Directed by: Hollis Frampton.
According to Wikipedia Zorns Lemma is “a proposition of set theory that states: Suppose a partially ordered set P has the property that every chain (i.e. totally ordered subset) has an upper bound in P. Then the set P contains at least one maximal element.” Now, if you can understand what the hell that means, you are much smarter than I am, or have at least studying advanced mathematics, because try as I might, even when clicking on the links that describe the various parts of that sentence, I still don’t really understand it. It made for some fascinating reading however, and discussion about the Axiom of Choice, and other mathematical principles, that let’s face facts, is of use to no one except mathematicians. For someone like me, who struggled his way through Grade 12 math, all of this is clearly WAY over my head. It wasn’t until I read Howard Thompson review of Hollis Frampton’s 1970 film, named after the principle, where he stated it much more simply “Zorns Lemma is named after mathematician Max Zorn's "lemma," an axiom which states that given a set of sets, there must be a further set containing a representative item from each individual set.”, that I felt at least had a tentative grasp on what the hell it was trying to say.

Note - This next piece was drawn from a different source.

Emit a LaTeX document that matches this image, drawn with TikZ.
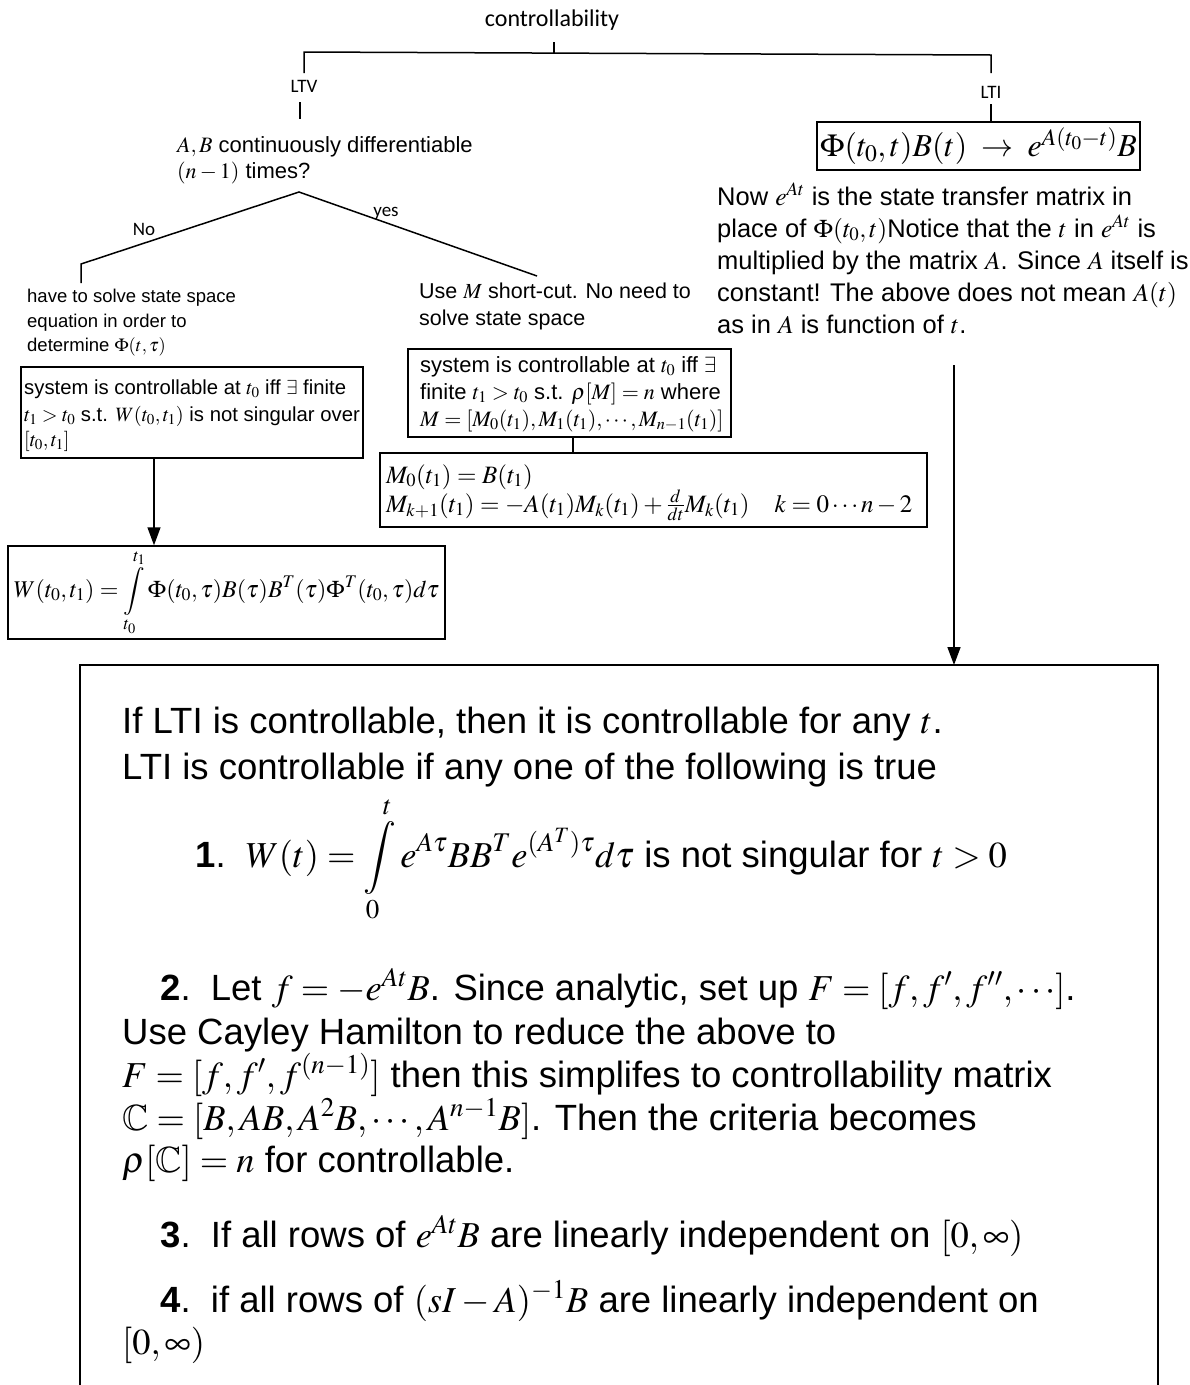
\documentclass[tikz,border=0pt]{standalone}
\usepackage{mathptmx}
\usepackage{amssymb}
\usepackage[no-math]{fontspec}
\setmainfont{Liberation Sans}
\newfontfamily\calib{Carlito}
\usetikzlibrary{arrows.meta}
\newcommand\myfs[2]{\fontsize{#1}{#2}\selectfont}
\begin{document}
\begin{tikzpicture}[x=1pt,y=-1pt,
  ln/.style={line width=1.5pt},
  boxnode/.style={draw, line width=1.5pt, inner sep=0pt},
  txt/.style={anchor=base west, inner sep=0pt},
  lab/.style={inner sep=0pt},
  arr/.style={-{Triangle[length=18pt,width=13pt]}, line width=1.5pt}]
\useasboundingbox (0,0) rectangle (1190,1385);

% ---------- tree top ----------
\node[lab, font=\calib\myfs{24}{28}] (ctrl) at (552,20) {controllability};
\node[lab, font=\calib\myfs{19}{22}] (ltv) at (304,86) {LTV};
\node[lab, font=\calib\myfs{19}{22}] (lti) at (991,92) {LTI};
\coordinate (t0) at (554,42);
\coordinate (t1) at (554,53);
\coordinate (hl) at (304,52);
\coordinate (hr) at (991,55);
\coordinate (ltva) at (304,73);
\coordinate (ltvb) at (300,102);
\coordinate (ltvc) at (300,119);
\coordinate (ltia) at (991,73);
\coordinate (ltib) at (991,104);
\draw[ln] (t0) -- (t1);
\draw[ln] (ltva) -- (hl) -- (hr) -- (ltia);
\draw[ln] (ltvb) -- (ltvc);

% ---------- LTI branch ----------
\node[boxnode, minimum width=323pt, minimum height=48pt, font=\myfs{32}{38}] (ltibox) at (978.5,146)
  {$\Phi(t_0,t)B(t)\;\rightarrow\;e^{A(t_0-t)}B$};
\draw[ln] (ltib) -- (ltib |- ltibox.north);

\begin{scope}[font=\myfs{25.5}{32}]
\node[txt] (r1) at (717,205) {Now $e^{At}$ is the state transfer matrix in};
\node[txt] (r2) at (717,237) {place of $\Phi(t_0,t)$Notice that the $t$ in $e^{At}$ is};
\node[txt] (r3) at (717,269) {multiplied by the matrix $A$. Since $A$ itself is};
\node[txt] (r4) at (717,301) {constant! The above does not mean $A(t)$};
\node[txt] (r5) at (717,333) {as in $A$ is function of $t$.};
\end{scope}

% ---------- LTV branch ----------
\begin{scope}[font=\myfs{22}{27}]
\node[txt] (q1) at (177,152) {$A,B$ continuously differentiable};
\node[txt] (q2) at (177,178) {$(n-1)$ times?};
\end{scope}
\coordinate (apex) at (299,192);
\coordinate (noa) at (81,264);
\coordinate (nob) at (81,283);
\coordinate (yesa) at (537,276);
\draw[ln] (nob) -- (noa) -- (apex) -- (yesa);
\node[lab, font=\calib\myfs{19}{22}] (nol) at (144,229) {No};
\node[lab, font=\calib\myfs{19}{22}] (yesl) at (386,213) {yes};

% left column
\begin{scope}[font=\myfs{18.5}{24}]
\node[txt] (a1) at (27,302) {have to solve state space};
\node[txt] (a2) at (27,327) {equation in order to};
\node[txt] (a3) at (27,351) {determine $\Phi(t,\tau)$};
\end{scope}
\node[boxnode, minimum width=342pt, minimum height=91pt] (lbox) at (192,412.5) {};
\begin{scope}[font=\myfs{20.3}{26}]
\node[txt] (b1) at (24,394) {system is controllable at $t_0$ iff $\exists$ finite};
\node[txt] (b2) at (24,421) {$t_1>t_0$ s.t. $W(t_0,t_1)$ is not singular over};
\node[txt] (b3) at (24,446) {$[t_0,t_1]$};
\end{scope}
\node[boxnode, minimum width=437pt, minimum height=93pt, font=\myfs{24}{30}] (wbox) at (226.5,592.5)
  {$\displaystyle W(t_0,t_1)=\int\limits_{t_0}^{t_1}\Phi(t_0,\tau)B(\tau)B^T(\tau)\Phi^T(t_0,\tau)d\tau$};
\coordinate (la) at (154,0);
\draw[arr] (la |- lbox.south) -- (la |- wbox.north);

% middle column
\begin{scope}[font=\myfs{21.5}{28}]
\node[txt] (c1) at (419,298) {Use $M$ short-cut. No need to};
\node[txt] (c2) at (419,325) {solve state space};
\end{scope}
\node[boxnode, minimum width=323pt, minimum height=88pt] (mbox) at (569.5,393) {};
\begin{scope}[font=\myfs{22}{27}]
\node[txt] (d1) at (420,372) {system is controllable at $t_0$ iff $\exists$};
\node[txt] (d2) at (420,399) {finite $t_1>t_0$ s.t. $\rho[M]=n$ where};
\node[txt] (d3) at (420,426) {$M=[M_0(t_1),M_1(t_1),\cdots,M_{n-1}(t_1)]$};
\end{scope}
\node[boxnode, minimum width=547pt, minimum height=74pt] (kbox) at (653.5,490) {};
\begin{scope}[font=\myfs{25}{29}]
\node[txt] (k1) at (386,483) {$M_0(t_1)=B(t_1)$};
\node[txt] (k2) at (386,512) {$M_{k+1}(t_1)=-A(t_1)M_k(t_1)+\frac{d}{dt}M_k(t_1)\quad k=0\cdots n-2$};
\end{scope}
\coordinate (mc) at (573,0);
\draw[ln] (mc |- mbox.south) -- (mc |- kbox.north);

% ---------- big box ----------
\coordinate (bl) at (80,1390);
\coordinate (tl) at (80,665);
\coordinate (tr) at (1158,665);
\coordinate (br) at (1158,1390);
\draw[ln] (bl) -- (tl) -- (tr) -- (br);
\coordinate (rstart) at (954,365);
\coordinate (bigtop) at (954,665);
\draw[arr] (rstart) -- (bigtop);

\begin{scope}[font=\myfs{36.5}{43}]
\node[txt] (e1) at (122,733) {If LTI is controllable, then it is controllable for any $t$.};
\node[txt] (e2) at (122,779) {LTI is controllable if any one of the following is true};
\node[txt] (e3) at (195,867) {\textbf{1}.\ \ $\displaystyle W(t)=\int\limits_0^t e^{A\tau}BB^Te^{(A^T)\tau}d\tau$ is not singular for $t>0$};
\node[txt] (e4) at (160,1000) {\textbf{2}.\ \ Let $f=-e^{At}B$. Since analytic, set up $F=[f,f',f'',\cdots]$.};
\node[txt] (e5) at (122,1044) {Use Cayley Hamilton to reduce the above to};
\node[txt] (e6) at (122,1087) {$F=[f,f',f^{(n-1)}]$ then this simplifes to controllability matrix};
\node[txt] (e7) at (122,1130) {$\mathbb{C}=[B,AB,A^2B,\cdots,A^{n-1}B]$. Then the criteria becomes};
\node[txt] (e8) at (122,1172) {$\rho[\mathbb{C}]=n$ for controllable.};
\node[txt] (e9) at (160,1247) {\textbf{3}.\ \ If all rows of $e^{At}B$ are linearly independent on $[0,\infty)$};
\node[txt] (e10) at (160,1312) {\textbf{4}.\ \ if all rows of $(sI-A)^{-1}B$ are linearly independent on};
\node[txt] (e11) at (122,1354) {$[0,\infty)$};
\end{scope}
\end{tikzpicture}
\end{document}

The majority of the hour long film is about a “set” of images, that changes as it goes along. It starts with simply showing us the alphabet – albeit an incomplete alphabet, as Frampton chooses to “cut out” two letters (J and U, I believe). Apparently he did this for two reasons – earlier alphabets only had 24 letters, and of course, film has 24 frames per second. Each of these letters stay on the screen for 1 second (24 frames), until the next one flashes up. He then replaces the letters with signs out from New York City – with each sign beginning with the next letter of the alphabet, and again, holds each shot for 1 second, or 24 frames. This is repeated for 47 minutes of the films running time, although with changes as it progresses. The signs are different each time, true, but there is a bigger change, as gradually, he replaces each sign with a snippet of film, which he also holds for just one second. Sometimes, these images are the same each time (for example, X is always the same shot of a fire, Y the same shot of grass blowing in the wind, Z, the same shot of waves – or at the very least, they looked like the same shots to me). And sometimes, they aren’t. I believe it is K that shows a man slowly painting a wall – starting off blank, and by the end, it is covered. H eventually becomes a shot of what looks like a hippie wandering around aimlessly – although each 1 second snippet is different.

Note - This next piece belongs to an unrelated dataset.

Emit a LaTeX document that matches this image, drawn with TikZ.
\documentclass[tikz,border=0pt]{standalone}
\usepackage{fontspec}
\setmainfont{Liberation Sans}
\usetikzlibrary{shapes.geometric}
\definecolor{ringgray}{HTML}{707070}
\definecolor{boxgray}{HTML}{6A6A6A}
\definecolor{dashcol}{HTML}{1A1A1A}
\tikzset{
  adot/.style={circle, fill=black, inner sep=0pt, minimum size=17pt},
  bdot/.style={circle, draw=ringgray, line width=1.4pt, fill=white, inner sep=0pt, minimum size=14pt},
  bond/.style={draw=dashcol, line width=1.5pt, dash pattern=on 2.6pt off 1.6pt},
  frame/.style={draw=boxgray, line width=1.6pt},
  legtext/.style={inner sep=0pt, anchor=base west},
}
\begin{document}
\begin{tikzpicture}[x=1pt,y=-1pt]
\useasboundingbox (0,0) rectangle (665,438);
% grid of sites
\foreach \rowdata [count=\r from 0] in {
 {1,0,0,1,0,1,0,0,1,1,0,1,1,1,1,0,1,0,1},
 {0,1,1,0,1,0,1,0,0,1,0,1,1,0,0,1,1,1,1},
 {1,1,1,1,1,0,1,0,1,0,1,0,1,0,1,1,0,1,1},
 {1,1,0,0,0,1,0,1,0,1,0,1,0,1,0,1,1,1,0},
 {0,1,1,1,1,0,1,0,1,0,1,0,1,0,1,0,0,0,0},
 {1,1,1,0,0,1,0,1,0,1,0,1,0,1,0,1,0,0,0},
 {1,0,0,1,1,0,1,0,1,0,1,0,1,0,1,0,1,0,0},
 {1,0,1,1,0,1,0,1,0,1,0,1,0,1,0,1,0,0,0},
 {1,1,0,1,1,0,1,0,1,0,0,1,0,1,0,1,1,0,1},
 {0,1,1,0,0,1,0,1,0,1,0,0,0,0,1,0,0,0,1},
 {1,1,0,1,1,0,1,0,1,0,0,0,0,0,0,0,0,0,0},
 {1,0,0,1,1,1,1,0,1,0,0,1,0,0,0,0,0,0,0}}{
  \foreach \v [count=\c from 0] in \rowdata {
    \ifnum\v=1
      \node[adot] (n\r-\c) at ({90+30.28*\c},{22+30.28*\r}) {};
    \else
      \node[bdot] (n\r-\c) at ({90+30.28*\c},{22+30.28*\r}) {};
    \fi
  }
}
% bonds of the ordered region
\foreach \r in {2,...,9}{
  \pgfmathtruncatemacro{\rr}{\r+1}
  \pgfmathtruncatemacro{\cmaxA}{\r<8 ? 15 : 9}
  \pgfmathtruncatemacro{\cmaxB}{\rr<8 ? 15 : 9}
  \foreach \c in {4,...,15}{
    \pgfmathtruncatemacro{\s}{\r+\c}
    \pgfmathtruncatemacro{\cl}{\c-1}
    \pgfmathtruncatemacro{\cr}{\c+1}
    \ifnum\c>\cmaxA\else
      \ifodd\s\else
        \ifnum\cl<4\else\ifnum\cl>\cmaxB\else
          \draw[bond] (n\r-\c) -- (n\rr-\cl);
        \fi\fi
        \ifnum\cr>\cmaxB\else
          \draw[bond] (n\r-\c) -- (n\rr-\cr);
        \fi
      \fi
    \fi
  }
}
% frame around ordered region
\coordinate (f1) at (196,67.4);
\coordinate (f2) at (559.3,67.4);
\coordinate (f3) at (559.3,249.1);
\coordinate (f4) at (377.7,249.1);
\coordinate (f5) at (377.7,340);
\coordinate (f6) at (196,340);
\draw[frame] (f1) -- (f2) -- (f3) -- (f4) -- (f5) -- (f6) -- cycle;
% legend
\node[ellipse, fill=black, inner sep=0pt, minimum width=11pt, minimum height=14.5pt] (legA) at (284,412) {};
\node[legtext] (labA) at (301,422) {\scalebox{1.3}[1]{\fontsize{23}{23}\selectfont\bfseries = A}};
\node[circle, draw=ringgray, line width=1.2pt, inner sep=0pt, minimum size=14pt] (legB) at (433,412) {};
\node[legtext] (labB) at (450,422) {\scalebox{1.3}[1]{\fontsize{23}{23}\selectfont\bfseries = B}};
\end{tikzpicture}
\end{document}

And so, what Frampton seems to have done is make all those “set of sets” described by Zorns Lemma. He bookends this 47 minute segment with two segments with narration – beginning with a teacher reading from a grammar school textbook (I learned from Thompson’s review that this is the “Bay State Primer”). The film ends with a shot of a man, woman and dog walking across a snowy field, as alternating voices read, one word at a time, from On Light or the Ingression of Forms by Robert Grosseteste. Thompson states that the film is about “how we learn”, and I guess that’s as good a theory as any – we start off being taught by someone, then move on to independent learning, making connections in our own minds, and end up with a larger perspective, in the end.
Zorns Lemma is an example of “structural” filmmaking, although Frampton objected to the term, mainly because he didn’t like “labels” (don’t all artists complain about being labeled). Like filmmaker Michael Snow (a friend and collaborator of Frampton’s), Frampton’s film is more about “film” than it is about what it’s content. If Stan Brakhage was trying to get to something elemental and primitive in his avant-garde films, than Frampton and Snow were trying for something more ordered, and minimalist.

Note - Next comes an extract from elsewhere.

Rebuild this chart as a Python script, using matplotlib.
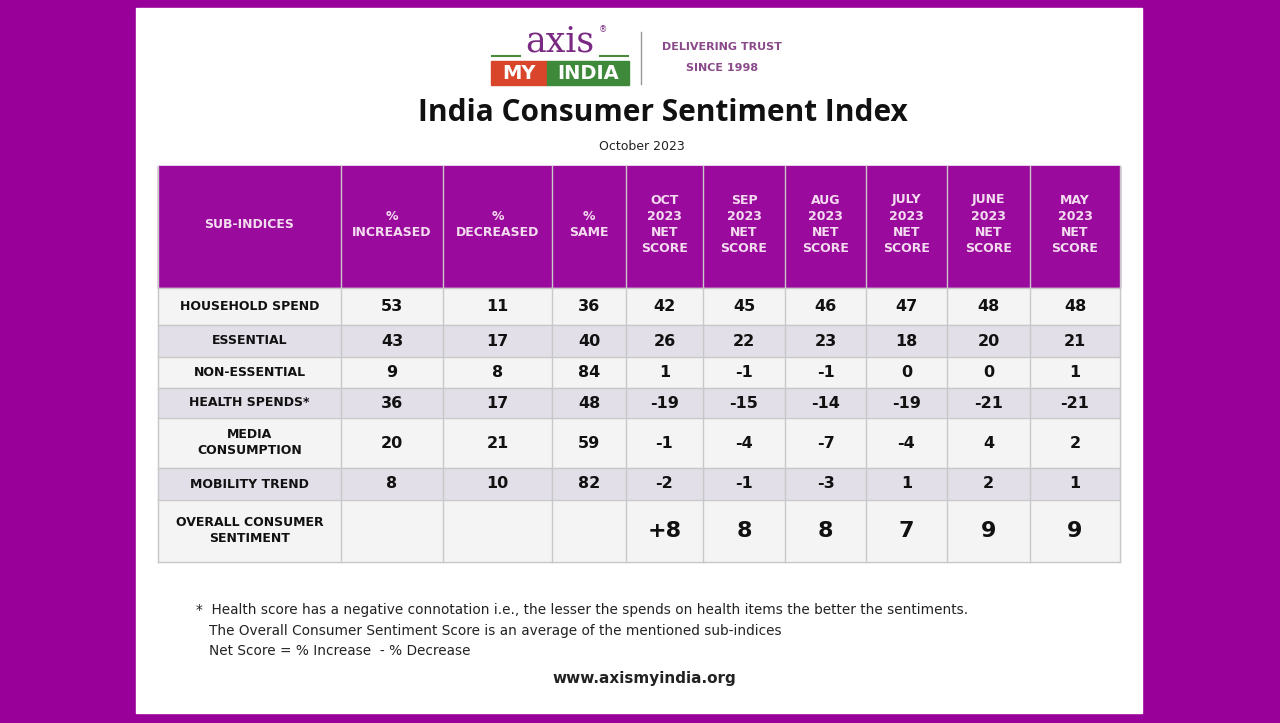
import matplotlib
matplotlib.use("Agg")
import matplotlib.pyplot as plt
from matplotlib.patches import Rectangle

columns = ["SUB-INDICES", "%\nINCREASED", "%\nDECREASED", "%\nSAME",
           "OCT\n2023\nNET\nSCORE", "SEP\n2023\nNET\nSCORE", "AUG\n2023\nNET\nSCORE",
           "JULY\n2023\nNET\nSCORE", "JUNE\n2023\nNET\nSCORE", "MAY\n2023\nNET\nSCORE"]
sub_indices = ["HOUSEHOLD SPEND", "ESSENTIAL", "NON-ESSENTIAL", "HEALTH SPENDS*",
               "MEDIA\nCONSUMPTION", "MOBILITY TREND", "OVERALL CONSUMER\nSENTIMENT"]
pct_increased = ["53", "43", "9", "36", "20", "8", ""]
pct_decreased = ["11", "17", "8", "17", "21", "10", ""]
pct_same = ["36", "40", "84", "48", "59", "82", ""]
oct_2023 = ["42", "26", "1", "-19", "-1", "-2", "+8"]
sep_2023 = ["45", "22", "-1", "-15", "-4", "-1", "8"]
aug_2023 = ["46", "23", "-1", "-14", "-7", "-3", "8"]
jul_2023 = ["47", "18", "0", "-19", "-4", "1", "7"]
jun_2023 = ["48", "20", "0", "-21", "4", "2", "9"]
may_2023 = ["48", "21", "1", "-21", "2", "1", "9"]

data_cols = [sub_indices, pct_increased, pct_decreased, pct_same,
             oct_2023, sep_2023, aug_2023, jul_2023, jun_2023, may_2023]

xb = [158, 341, 443, 552, 626, 703, 785, 866, 947, 1030, 1120]
yb = [166, 288, 325, 357, 388, 418, 468, 500, 562]

PURPLE = "#9a0a9c"
fig = plt.figure(figsize=(12.8, 7.23), dpi=100)
fig.patch.set_facecolor("#990099")
ax = fig.add_axes([0, 0, 1, 1])
ax.set_xlim(0, 1280); ax.set_ylim(723, 0); ax.axis("off")
ax.add_patch(Rectangle((136, 8), 1006, 705, color="white"))

# logo
ax.text(560, 42, "axis", fontsize=25, family="DejaVu Serif", color="#7a2a82", ha="center", va="center")
ax.text(603, 30, "®", fontsize=6, color="#7a2a82", ha="center", va="center")
ax.plot([492, 520], [56, 56], color="#4a8a3a", lw=1.5)
ax.plot([600, 628], [56, 56], color="#4a8a3a", lw=1.5)
ax.add_patch(Rectangle((491, 61), 56, 24, color="#d8452a"))
ax.add_patch(Rectangle((547, 61), 82, 24, color="#3f8a3a"))
ax.text(519, 73.5, "MY", fontsize=14, weight="bold", color="white", ha="center", va="center")
ax.text(588, 73.5, "INDIA", fontsize=14, weight="bold", color="white", ha="center", va="center")
ax.plot([641, 641], [32, 84], color="#999999", lw=1)
ax.text(722, 47, "DELIVERING TRUST", fontsize=8, weight="bold", color="#8a4a8a", ha="center", va="center")
ax.text(722, 68, "SINCE 1998", fontsize=8, weight="bold", color="#8a4a8a", ha="center", va="center")

ax.text(663, 113, "India Consumer Sentiment Index", fontsize=21.5, weight="bold", family="Open Sans",
        color="#111111", ha="center", va="center")
ax.text(642, 147, "October 2023", fontsize=9, color="#222222", ha="center", va="center")

# table
ax.add_patch(Rectangle((xb[0], yb[0]), xb[-1]-xb[0], yb[1]-yb[0], color=PURPLE))
for i, c in enumerate(columns):
    ax.text((xb[i]+xb[i+1])/2, (yb[0]+yb[1])/2 - 3, c, fontsize=9, weight="bold",
            color="#f4dcf0", ha="center", va="center", linespacing=1.3)
for r in range(len(sub_indices)):
    y0, y1 = yb[r+1], yb[r+2]
    fc = "#f4f4f4" if r % 2 == 0 else "#e2dfe8"
    ax.add_patch(Rectangle((xb[0], y0), xb[-1]-xb[0], y1-y0, color=fc))
    last = r == len(sub_indices) - 1
    for i, col in enumerate(data_cols):
        fs = 9 if i == 0 else (16 if last else 11.5)
        ax.text((xb[i]+xb[i+1])/2, (y0+y1)/2, col[r], fontsize=fs, weight="bold",
                color="#111111", ha="center", va="center", linespacing=1.3)
for x in xb:
    ax.plot([x, x], [yb[0], yb[-1]], color="#c8c8c8", lw=1)
for y in yb[1:]:
    ax.plot([xb[0], xb[-1]], [y, y], color="#c8c8c8", lw=1)

ax.text(196, 610, "*  Health score has a negative connotation i.e., the lesser the spends on health items the better the sentiments.",
        fontsize=9.8, color="#222222", va="center")
ax.text(209, 631, "The Overall Consumer Sentiment Score is an average of the mentioned sub-indices",
        fontsize=9.8, color="#222222", va="center")
ax.text(209, 651, "Net Score = % Increase  - % Decrease", fontsize=9.8, color="#222222", va="center")
ax.text(644, 679, "www.axismyindia.org", fontsize=11, weight="bold", color="#222222", ha="center", va="center")

fig.savefig("out.png", dpi=100, facecolor=fig.get_facecolor())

So is Zorns Lemma a good film? I don’t know. For about 20 minutes or so, I was drawn into Frampton’s structure, and his imagery. Unlike Snow’s Wavelength, which I found terminally dull from the outset, I enjoyed part of Frampton’s film. But like Wavelength, I think his film goes on far too long. For the first 20 minutes, I was enjoying the film – Frampton at least seems to be enjoying himself, unlike Snow in Wavelength, and his images are more playful and fun. Than you full grasp what he is doing, and then have to wait another half hour or so before Frampton moves onto the final segment. During that half hour, I grew restless and finally bored by the film. I have a feeling that most audiences would grow bored quicker than I did, as at least I knew what to expect going in.
But I will say this. In my review of Wavelength I wrote:
“On one hand, it is precisely the film Snow wanted to make; it makes it point clearly, and had the effect on me that I think Snow wanted to have. On the other hand, it is an extremely boring film about a room that for the most part is completely empty. I have described the film that I saw, and what I think it all means. If you are still reading this, you already know if you want to see this film or not. Something tells me 99% of people fall in the not category.”
Make a few changes to that paragraph replacing the content of Snow’s film with the content of Frampton’s, and I think it aptly describes Zorns Lemma. This is precisely the film Frampton wanted to make. And if even that film doesn’t really appeal to me – and for that matter to the vast majority of people out there – you have to kind of admire him for making it all.